The Department of Nursing achieved Division status in 1972, and a year later faculty and students moved into their own building. According to a self-study report authored by Emerita Professor Gladys Word, the division’s move into its own building was an important step in that it helped give “physical campus visibility” to the program. Word’s report also indicated that the mid-1970s saw two important firsts for the nursing division: the program enrolled its first African-American and male students.
In 1980, the Division of Nursing received a charter from Sigma Theta Tau, the nursing honors society. One year later, the division achieved School status. Susan Bakewell-Sachs, the Carol Kuser Loser Dean of what is now called the School of Nursing, Health, and Exercise Science, said that enrollments in the school’s baccalaureate program mirrored national averages, hitting a high in the mid-1980s, declining, and then rebounding since 2000.
By 1997, the program had outgrown the old Nursing Building and moved into Paul Loser Hall.

Curriculum revisions were implemented several times during the program’s history. “Obviously our program is in a constant state of change as necessitated by nursing being a human science,” explained Professor Susan Boughn, who is in her 31st year of teaching at the College. “Nursing faculty constantly revise every aspect of their teaching, including content and process—be that in lectures, laboratories, and clinicals. If we didn’t, our patients and clients would die.”

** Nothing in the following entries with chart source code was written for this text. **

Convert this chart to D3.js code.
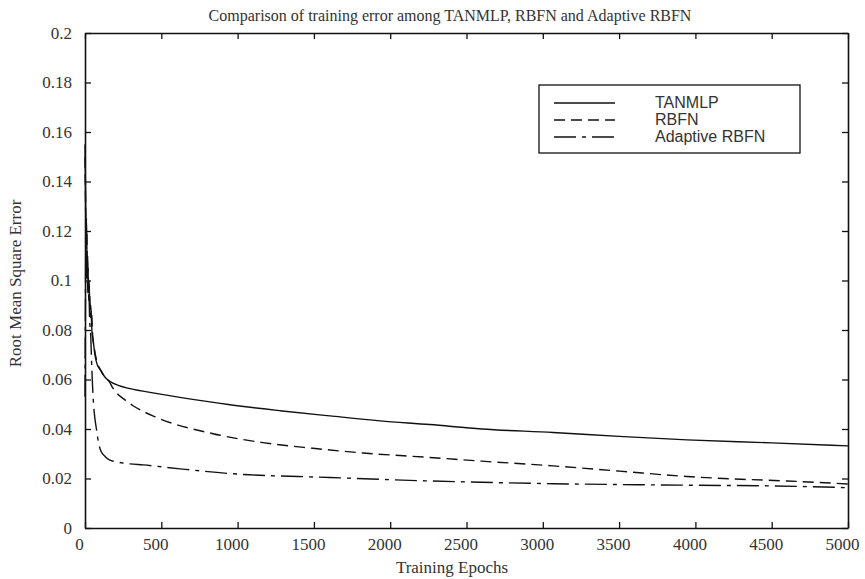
<!DOCTYPE html>
<html>
<head>
<meta charset="utf-8">
<script src="https://cdn.jsdelivr.net/npm/d3@7"></script>
<style>
  body { margin: 0; background: #fff; }
  svg { display: block; }
</style>
</head>
<body>
<div id="chart"></div>
<script>
// values
const seriesNames = ["TANMLP", "RBFN", "Adaptive RBFN"]

const tanEpochs = [0, 3, 6, 10, 14, 18, 22, 27, 32, 38, 45, 55, 65, 80, 105, 130, 157, 223, 295, 465, 622, 950, 1278, 1605, 1933, 2260, 2600, 3067, 3500, 3945, 4500, 5000]
const tanRmse = [0.155, 0.14, 0.12, 0.125, 0.105, 0.11, 0.095, 0.1, 0.088, 0.09, 0.08, 0.075, 0.07, 0.066, 0.0636, 0.061, 0.0595, 0.0575, 0.0563, 0.0544, 0.0528, 0.0498, 0.0474, 0.0453, 0.0433, 0.0418, 0.040, 0.0386, 0.037, 0.0356, 0.0344, 0.0332]

const rbfnEpochs = [0, 4, 8, 12, 16, 20, 25, 30, 36, 42, 50, 60, 75, 100, 130, 160, 183, 269, 315, 465, 839, 1166, 1494, 1822, 2260, 2600, 3067, 3500, 3945, 4300, 4600, 5000]
const rbfnRmse = [0.15, 0.13, 0.115, 0.12, 0.1, 0.105, 0.092, 0.095, 0.085, 0.088, 0.078, 0.073, 0.068, 0.064, 0.061, 0.059, 0.0565, 0.0514, 0.0494, 0.0448, 0.0381, 0.0345, 0.0322, 0.0303, 0.0285, 0.027, 0.0251, 0.023, 0.0208, 0.0197, 0.019, 0.0178]

const adaptEpochs = [0, 3, 6, 10, 14, 18, 24, 30, 38, 45, 52, 60, 75, 90, 105, 130, 160, 200, 295, 380, 622, 950, 1605, 2260, 3067, 3945, 4500, 5000]
const adaptRmse = [0.053, 0.09, 0.12, 0.1, 0.11, 0.095, 0.1, 0.085, 0.077, 0.064, 0.054, 0.047, 0.04, 0.034, 0.031, 0.029, 0.0275, 0.0268, 0.0259, 0.0255, 0.0239, 0.022, 0.0204, 0.019, 0.0179, 0.0173, 0.017, 0.0163]

const xTicks = [0, 500, 1000, 1500, 2000, 2500, 3000, 3500, 4000, 4500, 5000]
const yTicks = [0, 0.02, 0.04, 0.06, 0.08, 0.1, 0.12, 0.14, 0.16, 0.18, 0.2]

const width = 865, height = 579
const margin = { top: 33, right: 17, bottom: 51, left: 85 }
const serif = "'Liberation Serif', 'Times New Roman', serif"
const sans = "'Liberation Sans', Arial, sans-serif"

const dashes = ["none", "11,6", "22,6,4,6"]

const x = d3.scaleLinear().domain([0, 5000]).range([margin.left, width - margin.right])
const y = d3.scaleLinear().domain([0, 0.2]).range([height - margin.bottom, margin.top])

const svg = d3.select("#chart").append("svg")
    .attr("width", width)
    .attr("height", height)

// curves
const line = d3.line()
    .curve(d3.curveMonotoneX)
    .x(d => x(d[0]))
    .y(d => y(d[1]))

const series = [
    d3.zip(tanEpochs, tanRmse),
    d3.zip(rbfnEpochs, rbfnRmse),
    d3.zip(adaptEpochs, adaptRmse)
]

svg.append("g")
    .selectAll("path")
    .data(series)
    .join("path")
    .attr("d", line)
    .attr("fill", "none")
    .attr("stroke", "#111")
    .attr("stroke-width", 1.4)
    .attr("stroke-dasharray", (d, i) => dashes[i])

// axes: box with inward ticks on all sides
const tickLen = 6
const axisColor = "#111"

const xAxis = g => g
    .attr("transform", `translate(0,${y(0)})`)
    .call(d3.axisBottom(x).tickValues(xTicks).tickSizeInner(-tickLen).tickSizeOuter(0).tickPadding(10)
        .tickFormat(d3.format("d")))
    .call(g => g.selectAll("text").attr("dx", -6))

const yAxis = g => g
    .attr("transform", `translate(${x(0)},0)`)
    .call(d3.axisLeft(y).tickValues(yTicks).tickSizeInner(-tickLen).tickSizeOuter(0).tickPadding(13)
        .tickFormat(d => d === 0 ? "0" : d3.format("~g")(d)))

const xTop = g => g
    .attr("transform", `translate(0,${y(0.2)})`)
    .call(d3.axisTop(x).tickValues(xTicks).tickSizeInner(-tickLen).tickSizeOuter(0).tickFormat(""))

const yRight = g => g
    .attr("transform", `translate(${x(5000)},0)`)
    .call(d3.axisRight(y).tickValues(yTicks).tickSizeInner(-tickLen).tickSizeOuter(0).tickFormat(""))

for (const ax of [xAxis, yAxis, xTop, yRight]) {
    svg.append("g")
        .call(ax)
        .attr("font-family", serif)
        .attr("font-size", 17)
        .call(g => g.select(".domain").attr("stroke", axisColor).attr("stroke-width", 1.6))
        .call(g => g.selectAll(".tick line").attr("stroke", axisColor).attr("stroke-width", 1.3))
        .call(g => g.selectAll("text")
            .style("font-family", serif)
            .attr("font-size", 17)
            .attr("fill", "#333"))
}

// axis titles
svg.append("text")
    .attr("x", 452)
    .attr("y", 573)
    .attr("text-anchor", "middle")
    .attr("font-family", serif)
    .attr("font-size", 17)
    .attr("fill", "#333")
    .text("Training Epochs")

svg.append("text")
    .attr("transform", `translate(21,${(y(0) + y(0.2)) / 2 + 3}) rotate(-90)`)
    .attr("text-anchor", "middle")
    .attr("font-family", serif)
    .attr("font-size", 17)
    .attr("fill", "#333")
    .text("Root Mean Square Error")

svg.append("text")
    .attr("x", 450)
    .attr("y", 21)
    .attr("text-anchor", "middle")
    .attr("font-family", serif)
    .attr("font-size", 16)
    .attr("fill", "#333")
    .text("Comparison of training error among TANMLP, RBFN and Adaptive RBFN")

// legend
const legend = svg.append("g")

legend.append("rect")
    .attr("x", 539)
    .attr("y", 85)
    .attr("width", 261)
    .attr("height", 68)
    .attr("fill", "#fff")
    .attr("stroke", axisColor)
    .attr("stroke-width", 1.3)

const rows = legend.selectAll("g.row")
    .data(seriesNames)
    .join("g")
    .attr("class", "row")
    .attr("transform", (d, i) => `translate(0,${108 + i * 17})`)

rows.append("line")
    .attr("x1", 554)
    .attr("x2", 615)
    .attr("y1", -5)
    .attr("y2", -5)
    .attr("stroke", "#111")
    .attr("stroke-width", 1.4)
    .attr("stroke-dasharray", (d, i) => dashes[i])

rows.append("text")
    .attr("x", 655)
    .attr("font-family", sans)
    .attr("font-size", 16)
    .attr("fill", "#333")
    .text(d => d)
</script>
</body>
</html>
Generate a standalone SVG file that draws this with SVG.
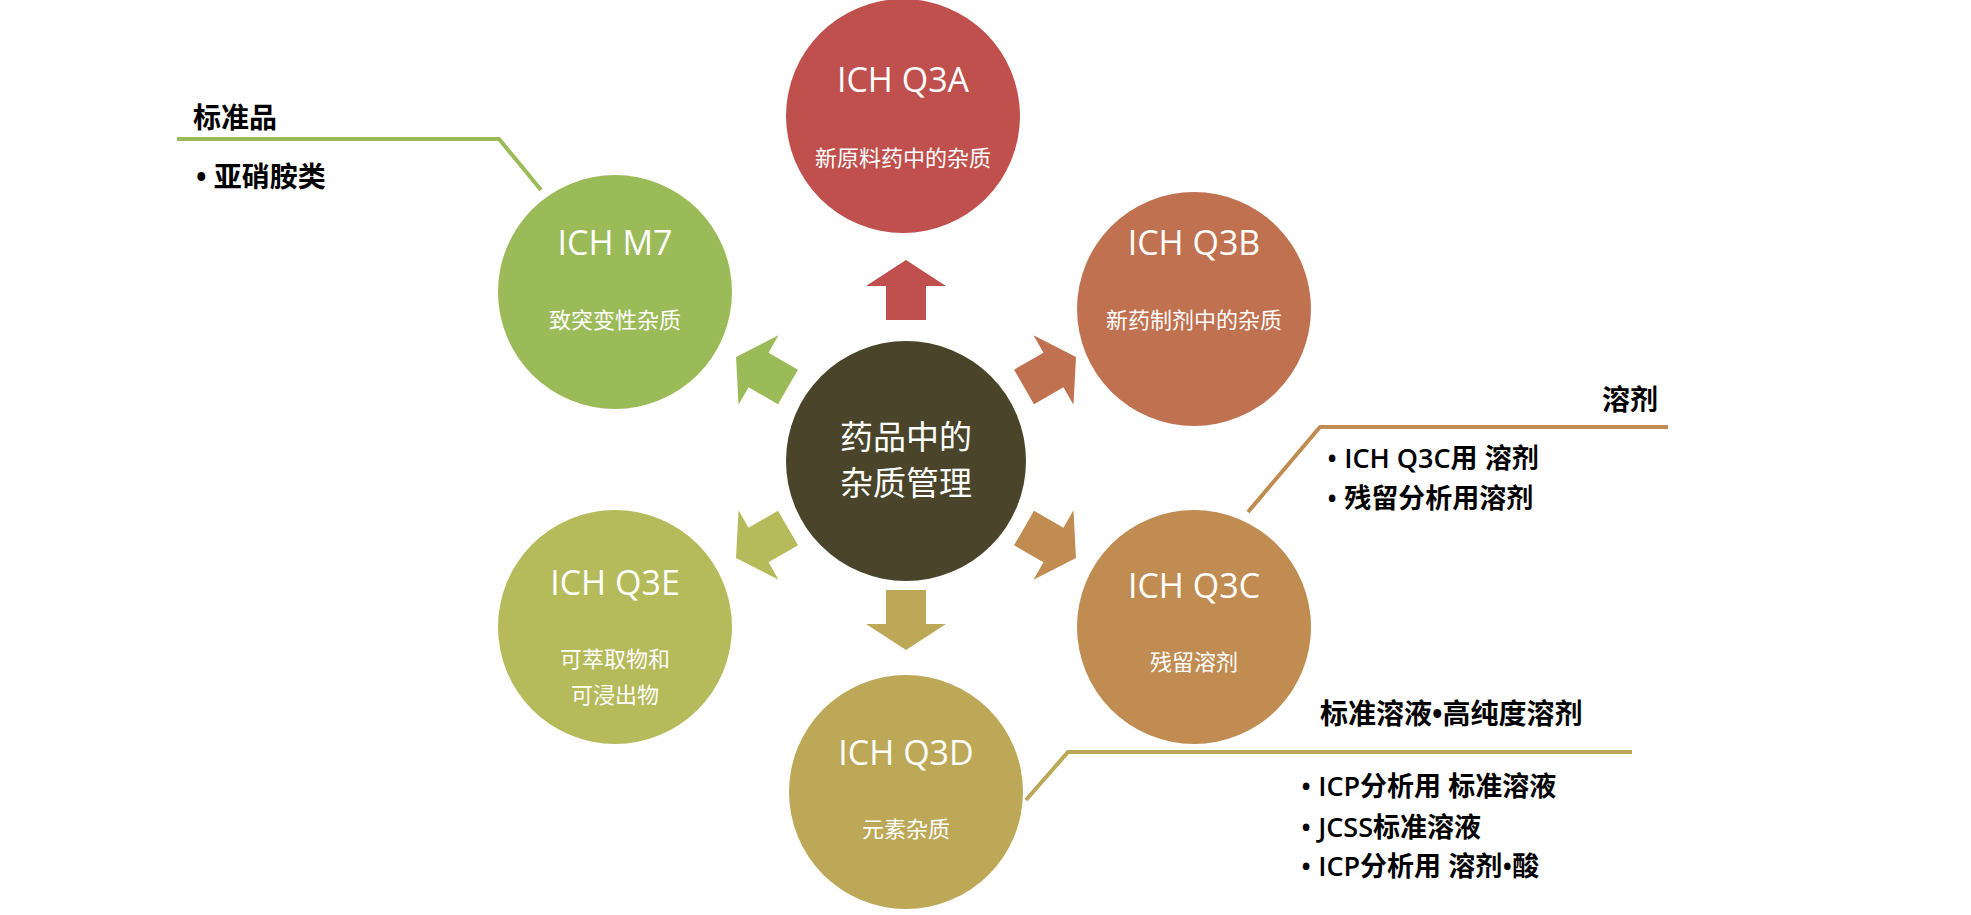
<svg xmlns="http://www.w3.org/2000/svg" width="1971" height="915" viewBox="0 0 1971 915">
<style>
text{font-family:"Open Sans","Noto Sans CJK SC",sans-serif}
.t{fill:#fff;font-size:34px;text-anchor:middle}
.s{fill:#fff;font-size:22px;text-anchor:middle}
.c{fill:#fff;font-size:33px;text-anchor:middle}
.h{fill:#000;font-size:28px;font-weight:bold}
.b{fill:#000;font-size:27px;font-weight:600}
.ln{fill:none;stroke-width:4}
</style>
<defs>
<polygon id="arr" points="0,-30 40,-4 20,-4 20,30 -20,30 -20,-4 -40,-4"/>
</defs>
<g id="connectors">
<use href="#arr" fill="#C0504D" transform="translate(906,290)"/>
<use href="#arr" fill="#C0714F" transform="translate(1050,372) rotate(60)"/>
<use href="#arr" fill="#C08C52" transform="translate(1050,543) rotate(120)"/>
<use href="#arr" fill="#BDA858" transform="translate(906,620) rotate(180)"/>
<use href="#arr" fill="#B5BA5A" transform="translate(762,543) rotate(240)"/>
<use href="#arr" fill="#9BBB59" transform="translate(762,372) rotate(300)"/>
<polyline class="ln" stroke="#9BBB59" points="177,139 499,139 541,190"/>
<polyline class="ln" stroke="#C08C52" points="1668,427 1320,427 1248,512"/>
<polyline class="ln" stroke="#BDA858" points="1632,752 1068,752 1026,800"/>
</g>
<g id="center"><circle cx="906" cy="461" r="120" fill="#4A452A"/>
<text class="c" x="906" y="449">药品中的</text><text class="c" x="906" y="495">杂质管理</text></g>
<g id="q3a"><circle cx="903" cy="116" r="117" fill="#C0504D"/>
<text class="t" x="903" y="92">ICH Q3A</text><text class="s" x="903" y="166">新原料药中的杂质</text></g>
<g id="q3b"><circle cx="1194" cy="309" r="117" fill="#C0714F"/>
<text class="t" x="1194" y="255">ICH Q3B</text><text class="s" x="1194" y="328">新药制剂中的杂质</text></g>
<g id="q3c"><circle cx="1194" cy="627" r="117" fill="#C08C52"/>
<text class="t" x="1194" y="598">ICH Q3C</text><text class="s" x="1194" y="670">残留溶剂</text></g>
<g id="q3d"><circle cx="906" cy="792" r="117" fill="#BDA858"/>
<text class="t" x="906" y="765">ICH Q3D</text><text class="s" x="906" y="837">元素杂质</text></g>
<g id="q3e"><circle cx="615" cy="627" r="117" fill="#B5BA5A"/>
<text class="t" x="615" y="595">ICH Q3E</text><text class="s" x="615" y="667">可萃取物和</text><text class="s" x="615" y="703">可浸出物</text></g>
<g id="m7"><circle cx="615" cy="292" r="117" fill="#9BBB59"/>
<text class="t" x="615" y="255">ICH M7</text><text class="s" x="615" y="328">致突变性杂质</text></g>
<g id="callout-m7"><text class="h" x="193" y="128">标准品</text><text class="h" x="196" y="187">• 亚硝胺类</text></g>
<g id="callout-q3c"><text class="h" x="1658" y="410" text-anchor="end">溶剂</text>
<text class="b" x="1327" y="468">• ICH Q3C用 溶剂</text><text class="b" x="1327" y="508">• 残留分析用溶剂</text></g>
<g id="callout-q3d"><text class="h" x="1320" y="724">标准溶液•高纯度溶剂</text>
<text class="b" x="1301" y="796">• ICP分析用 标准溶液</text><text class="b" x="1301" y="837">• JCSS标准溶液</text><text class="b" x="1301" y="876">• ICP分析用 溶剂•酸</text></g>
</svg>
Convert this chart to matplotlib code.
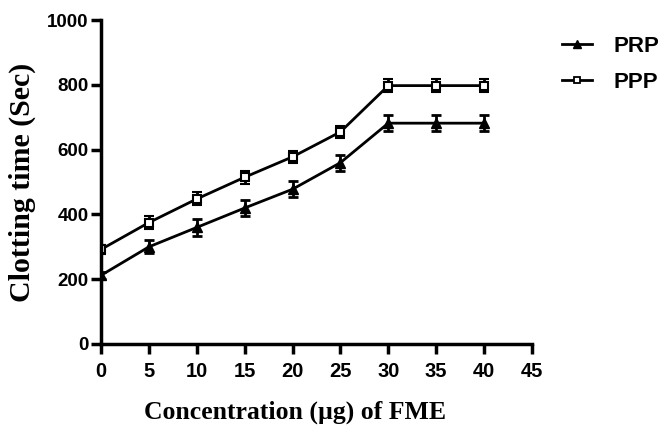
import matplotlib
matplotlib.use("Agg")
import matplotlib.pyplot as plt
from matplotlib.lines import Line2D

conc = [0, 5, 10, 15, 20, 25, 30, 35, 40]
prp = [212, 300, 360, 420, 478, 560, 682, 682, 682]
prp_err = [10, 20, 25, 25, 25, 25, 25, 25, 25]
ppp = [292, 375, 448, 515, 578, 655, 798, 798, 798]
ppp_err = [15, 20, 20, 20, 18, 18, 20, 20, 20]
xticks = [0, 5, 10, 15, 20, 25, 30, 35, 40, 45]
yticks = [0, 200, 400, 600, 800, 1000]

fig = plt.figure(figsize=(6.6, 4.3), dpi=100)
ax = fig.add_axes([0.153, 0.2, 0.653, 0.753])

ax.errorbar(conc, prp, yerr=prp_err, color="black", marker="^", markersize=7,
            linewidth=2, elinewidth=2, capsize=3.8, capthick=2)
ax.errorbar(conc, ppp, yerr=ppp_err, color="black", marker="s", markersize=6,
            markerfacecolor="white", markeredgewidth=1.5,
            linewidth=2, elinewidth=2, capsize=3.8, capthick=2)

ax.set_xlim(0, 45)
ax.set_ylim(0, 1000)
ax.set_xticks(xticks)
ax.set_yticks(yticks)
for s in ["top", "right"]:
    ax.spines[s].set_visible(False)
for s in ["left", "bottom"]:
    ax.spines[s].set_linewidth(2.5)
ax.tick_params(direction="out", length=7, width=2.5)
ax.tick_params(axis="x", pad=6)
ax.tick_params(axis="y", pad=2)
for lab in ax.get_xticklabels():
    lab.set_fontfamily("Liberation Sans")
    lab.set_fontweight("bold")
    lab.set_fontsize(14.5)
for lab in ax.get_yticklabels():
    lab.set_fontfamily("Liberation Sans")
    lab.set_fontweight("bold")
    lab.set_fontsize(13.5)

ax.set_xlabel("Concentration (µg) of FME", fontfamily="Liberation Serif",
              fontweight="bold", fontsize=18.5)
ax.xaxis.set_label_coords(0.45, -0.175)
ax.xaxis.label.set_va("top")
ax.set_ylabel("Clotting time (Sec)", fontfamily="Liberation Serif",
              fontweight="bold", fontsize=21.5, labelpad=8)

handles = [
    Line2D([], [], color="black", marker="^", markersize=6, linewidth=2),
    Line2D([], [], color="black", marker="s", markersize=5, markerfacecolor="white",
           markeredgewidth=1.3, linewidth=2),
]
labels = ["PRP", "PPP"]
fig.legend(handles, labels, loc="upper left", bbox_to_anchor=(0.8515, 0.917),
           frameon=False, borderpad=0, borderaxespad=0,
           handlelength=1.36, handletextpad=0.95, labelspacing=0.67,
           prop={"family": "Liberation Sans", "weight": "bold", "size": 16})

fig.savefig("out.png", dpi=100)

“The lives of the healthcare-consuming public depend upon nursing programs being highly adaptable and fluid as they respond to an ever-increasing body of knowledge,” Boughn added.
Perhaps one of the biggest curriculum changes coincided with the College-wide academic transformation. For baccalaureate nursing students, transformation brought about an emphasis on computerized simulation as a learning and assessment tool. Loser Hall’s state-of-the-art labs house a family of computer-controlled “Sim patients”—including a Sim woman that goes through labor and delivers a baby. (That’s quite a change from the early days when, Ennis recalled, she and fellow students used oranges to learn how to give injections.)
“Going into a patient’s room for the first time knowing that you’re going to make a physical impact upon their life is an extremely scary prospect” for nursing students, Meghan Farrell ’08 explained. “For me, working in the Sim labs helped prepare me for real-world experiences when dealing with patients [and] gave me confidence.”
One constant during the program’s 40 years has been the emphasis given to clinical experiences. “There is no way to replace students being in live patient-care settings…and a great deal of effort is put into ensuring quality experiences,” Bakewell-Sachs said. Since the program’s inception, students have been required to complete numerous clinical experiences as part of their studies. Today, TCNJ nursing students are placed at sites throughout Mercer, Hunterdon, Middlesex, Burlington, and Bucks Counties, Bakewell-Sachs said.
Bringing things full circle, Ennis, who is the coordinator of childbirth and parent education and a lactation consultant at Capital Health Systems in Trenton, said that almost every semester TCNJ nursing students are assigned to her hospital for clinical assignments.
“I tell them stories about how things were in my day and they’re often amazed,” Ennis said with a laugh.